We've been naughty all along, so now we're legalising it

A proposed "electronic interference" code for spooks will sanction pervasive hacking powers without judicial or parliamentary scrutiny, experts and campaigners have warned.

The government slipped out its consultation documents on "equipment interference" and "interception of communications" last month – on the same day the Investigatory Powers Tribunal ruled that GCHQ's snooping programmes had been illegal prior to December 2014.

It intends to provide a legal framework for how intelligence services tamper with equipment.

Caroline Wilson Palow, legal officer at campaign group Privacy International, said the code is the first time the UK intelligence services have admitted they engage in hacking.

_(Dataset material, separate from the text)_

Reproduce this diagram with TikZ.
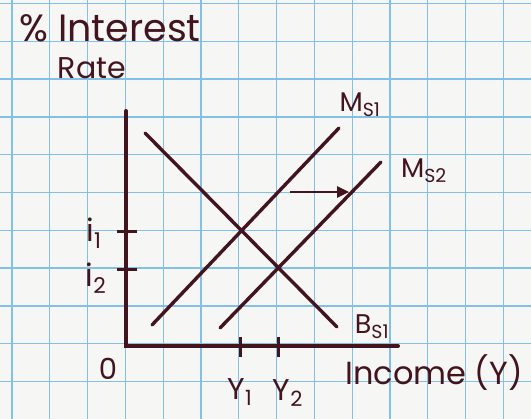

Responding to the consultation she said: "The draft code grants the intelligence services incredible powers to hack into people's phones, computers, and communications infrastructure," she said.

"The power to hack should be closely controlled and governed by legislation, as communications interception has been. Sanctioning such incredible powers in a code of practice does not pass democratic muster," she said.

David Cook, cyber crime and data security solicitor at law firm Slater & Gordon, said the code is "extremely worrying", particularly as it has not been subject to parliamentary or judicial scrutiny.

"[This] seems to be a method of seeking a veneer of lawfulness over an approach which is, at its core, absolutely abhorrent," he said.

There are parts of the code which give the security services wide-ranging powers to "self-authorise", Cook added. "This would mean that, unlike an operation to put a bug in a particular house, they would not necessarily need a specific warrant to do the same thing by hacking a computer."

"This gradual erosion of our civil liberties is occurring at a time of vast improvements in the technological capabilities of our security services to intrude into every facet of our digital lives [and] should be resisted at all costs," he continued. "Once this genie is out of the lamp it will be very difficult to get it back in."

Renate Samson, chief executive of civil liberties group Big Brother Watch, warned that the code will provide pervasive powers to hack anyone, arguing that it is "not just a case of targeting a suspect, but people who are entirely neutral, too".